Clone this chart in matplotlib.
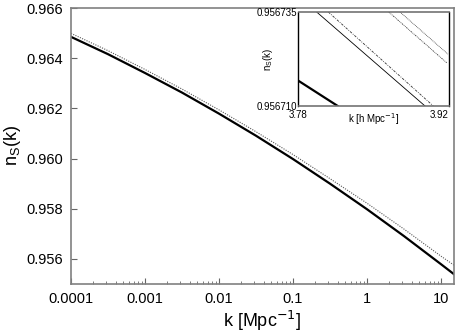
import matplotlib
matplotlib.use("Agg")
import matplotlib.pyplot as plt

plt.rcParams['font.family'] = ['Liberation Sans', 'DejaVu Sans']

# main panel: n_s(k) (half-decade steps)
k_main = [1e-4, 3.16e-4, 1e-3, 3.16e-3, 1e-2, 3.16e-2, 1e-1, 3.16e-1,
          1.0, 3.16, 10.0, 15.0]
ns_thick = [0.96485, 0.96416, 0.96341, 0.96263, 0.96179, 0.96091,
            0.95998, 0.95900, 0.95798, 0.95691, 0.95579, 0.95539]
ns_dotted = [0.96499, 0.96430, 0.96355, 0.96277, 0.96194, 0.96107,
             0.96016, 0.95920, 0.95822, 0.95719, 0.95611, 0.95575]

# inset: zoom around k ~ 3.8
k_in_thick = [3.78, 3.8165]
ns_in_thick = [0.9567167, 0.956710]
k_in_thin = [3.7969, 3.8977]
ns_in_thin = [0.956735, 0.956710]
k_in_dashdot = [3.8077, 3.9054]
ns_in_dashdot = [0.956735, 0.956710]
k_in_dotA = [3.8639, 3.9179]
ns_in_dotA = [0.956735, 0.9567215]
k_in_dotB = [3.8744, 3.9190]
ns_in_dotB = [0.956735, 0.9567238]

fig = plt.figure(figsize=(4.56, 3.36), dpi=100)
ax = fig.add_axes([71 / 456, 52 / 336, 383 / 456, 276 / 336])

ax.plot(k_main, ns_dotted, color='0.35', lw=0.8, ls=(0, (1, 1.2)))
ax.plot(k_main, ns_thick, color='black', lw=1.6)

ax.set_xscale('log')
ax.set_xlim(1e-4, 15)
ax.set_ylim(0.955, 0.966)
ax.set_xticks([1e-4, 1e-3, 1e-2, 1e-1, 1, 10])
ax.set_xticklabels(['0.0001', '0.001', '0.01', '0.1', '1', '10'])
ax.set_yticks([0.956, 0.958, 0.960, 0.962, 0.964, 0.966])
ax.set_yticklabels(['0.956', '0.958', '0.960', '0.962', '0.964', '0.966'])
ax.tick_params(which='both', direction='in', top=False, right=False,
               labelsize=10.5, color='0.4')
ax.tick_params(which='major', length=4, width=0.8, pad=6)
ax.tick_params(which='minor', length=2, width=0.6)
for s in ax.spines.values():
    s.set_color('0.5')
    s.set_linewidth(1.2)
ax.set_xlabel('k [Mpc$^{-1}$]', fontsize=13, labelpad=2)
ax.set_ylabel('n$_\\mathregular{S}$(k)', fontsize=13, labelpad=2)

# inset
axi = fig.add_axes([298.5 / 456, 230 / 336, 150.5 / 456, 94 / 336])
axi.plot(k_in_thick, ns_in_thick, color='black', lw=1.6)
axi.plot(k_in_thin, ns_in_thin, color='black', lw=0.6)
axi.plot(k_in_dashdot, ns_in_dashdot, color='0.2', lw=0.6, ls=(0, (3, 1.5, 1, 1.5)))
axi.plot(k_in_dotA, ns_in_dotA, color='0.25', lw=0.6, ls=(0, (2, 1, 1, 1, 1, 1)))
axi.plot(k_in_dotB, ns_in_dotB, color='0.25', lw=0.6, ls=(0, (1, 1)))
axi.set_xlim(3.78, 3.92)
axi.set_ylim(0.956710, 0.956735)
axi.set_xticks([3.78, 3.92])
axi.set_xticklabels(['3.78', '3.92'])
axi.get_xticklabels()[1].set_horizontalalignment('right')
axi.set_yticks([0.956710, 0.956735])
axi.set_yticklabels(['0.956710', '0.956735'])
axi.tick_params(axis='y', length=0, labelsize=7, pad=1)
axi.tick_params(axis='x', length=0, labelsize=7, pad=3)
for name in ['top', 'bottom']:
    axi.spines[name].set_color('0.45')
    axi.spines[name].set_linewidth(1.2)
for name in ['left', 'right']:
    axi.spines[name].set_color('black')
    axi.spines[name].set_linewidth(1.0)
axi.set_xlabel('k [h Mpc$^{-1}$]', fontsize=7)
axi.xaxis.set_label_coords(0.5, -0.06)
axi.set_ylabel('n$_\\mathregular{S}$(k)', fontsize=7)
axi.yaxis.set_label_coords(-23 / 150.5, 0.5)

fig.savefig('out.png', dpi=100)
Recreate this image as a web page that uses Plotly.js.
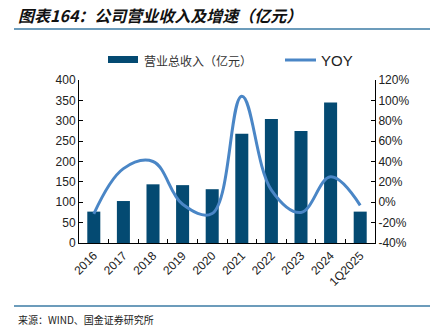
<!DOCTYPE html>
<html><head><meta charset="utf-8">
<script src="https://cdn.plot.ly/plotly-3.0.1.min.js"></script>
<style>html,body{margin:0;padding:0;background:#fff}#chart{width:430px;height:330px}</style>
</head><body><div id="chart"></div>
<script>
const categories = ["2016","2017","2018","2019","2020","2021","2022","2023","2024","1Q2025"];
const revenue = [77, 103, 144, 142, 132, 268, 304, 275, 345, 77];
const yoy = [-11.5, 33, 40, -2, -11, 104, 12, -10, 25, -3];
const leftTicks = [0,50,100,150,200,250,300,350,400];
const rightTicks = [-40,-20,0,20,40,60,80,100,120];

const barColor = "#044a72";
const lineColor = "#4a86c6";
const tickFont = {family:"Liberation Sans, Arial", size:12, color:"#222"};

const traces = [
  {type:"bar", x:categories, y:revenue, name:"营业总收入（亿元）", marker:{color:barColor}, yaxis:"y", showlegend:false},
  {type:"scatter", mode:"lines", x:categories, y:yoy, name:"YOY", yaxis:"y2",
   line:{color:lineColor, width:3, shape:"spline", smoothing:1.1}, showlegend:false}
];

const layout = {
  width:430, height:330,
  margin:{l:79, r:55, t:80, b:87},
  paper_bgcolor:"#fff", plot_bgcolor:"#fff",
  bargap:0.56,
  showlegend:false,
  xaxis:{type:"category", tickangle:-45, tickfont:tickFont, showline:true, linecolor:"#000", linewidth:1,
         ticks:"inside", tickson:"boundaries", ticklen:4, tickcolor:"#000", showgrid:false, zeroline:false},
  yaxis:{range:[0,400], tickvals:leftTicks, ticktext:leftTicks.map(String), tickfont:tickFont,
         showline:true, linecolor:"#000", linewidth:1, ticks:"inside", ticklen:4, tickcolor:"#000",
         showgrid:false, zeroline:false},
  yaxis2:{range:[-40,120], overlaying:"y", side:"right", tickvals:rightTicks, ticktext:rightTicks.map(v=>v+"%"),
          tickfont:tickFont, showline:true, linecolor:"#000", linewidth:1, ticks:"inside", ticklen:4, tickcolor:"#000",
          showgrid:false, zeroline:false},
  shapes:[
    {type:"line", xref:"paper", yref:"paper", x0:(14-79)/296, x1:(430-79)/296, y0:(243-29)/163, y1:(243-29)/163,
     line:{color:"#3b7ba5", width:1.5}},
    {type:"line", xref:"paper", yref:"paper", x0:(14-79)/296, x1:(430-79)/296, y0:(243-306)/163, y1:(243-306)/163,
     line:{color:"#3b7ba5", width:1.5}},
    {type:"rect", xref:"paper", yref:"paper", x0:(108-79)/296, x1:(138-79)/296, y0:(243-63)/163, y1:(243-56)/163,
     fillcolor:barColor, line:{width:0}},
    {type:"line", xref:"paper", yref:"paper", x0:(285-79)/296, x1:(316-79)/296, y0:(243-60)/163, y1:(243-60)/163,
     line:{color:lineColor, width:3}}
  ],
  annotations:[
    {xref:"paper", yref:"paper", x:(16-79)/296, y:(243-15)/163, xanchor:"left", yanchor:"middle", showarrow:false,
     text:"<b><i>图表164：公司营业收入及增速（亿元）</i></b>", font:{family:"Noto Sans CJK SC", size:16, color:"#111"}},
    {xref:"paper", yref:"paper", x:(142-79)/296, y:(243-60)/163, xanchor:"left", yanchor:"middle", showarrow:false,
     text:"营业总收入（亿元）", font:{family:"Noto Sans CJK SC", size:12, color:"#333"}},
    {xref:"paper", yref:"paper", x:(319-79)/296, y:(243-60)/163, xanchor:"left", yanchor:"middle", showarrow:false,
     text:"YOY", font:{family:"Liberation Sans, Arial", size:15, color:"#222"}},
    {xref:"paper", yref:"paper", x:(16-79)/296, y:(243-319)/163, xanchor:"left", yanchor:"middle", showarrow:false,
     text:"来源：WIND、国金证券研究所", font:{family:"Noto Sans CJK SC", size:10, color:"#222"}}
  ]
};
Plotly.newPlot("chart", traces, layout, {staticPlot:true, displayModeBar:false});
</script></body></html>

### Aim of the task
Above are some entries. Restate word for word the lines from the one holding "Recreate this image" through the one holding "const rightTicks = [-40,-20,0,20,40,60,80,100,120];", but not the pictures.

### Response
Recreate this image as a web page that uses Plotly.js.
<!DOCTYPE html>
<html><head><meta charset="utf-8">
<script src="https://cdn.plot.ly/plotly-3.0.1.min.js"></script>
<style>html,body{margin:0;padding:0;background:#fff}#chart{width:430px;height:330px}</style>
</head><body><div id="chart"></div>
<script>
const categories = ["2016","2017","2018","2019","2020","2021","2022","2023","2024","1Q2025"];
const revenue = [77, 103, 144, 142, 132, 268, 304, 275, 345, 77];
const yoy = [-11.5, 33, 40, -2, -11, 104, 12, -10, 25, -3];
const leftTicks = [0,50,100,150,200,250,300,350,400];
const rightTicks = [-40,-20,0,20,40,60,80,100,120];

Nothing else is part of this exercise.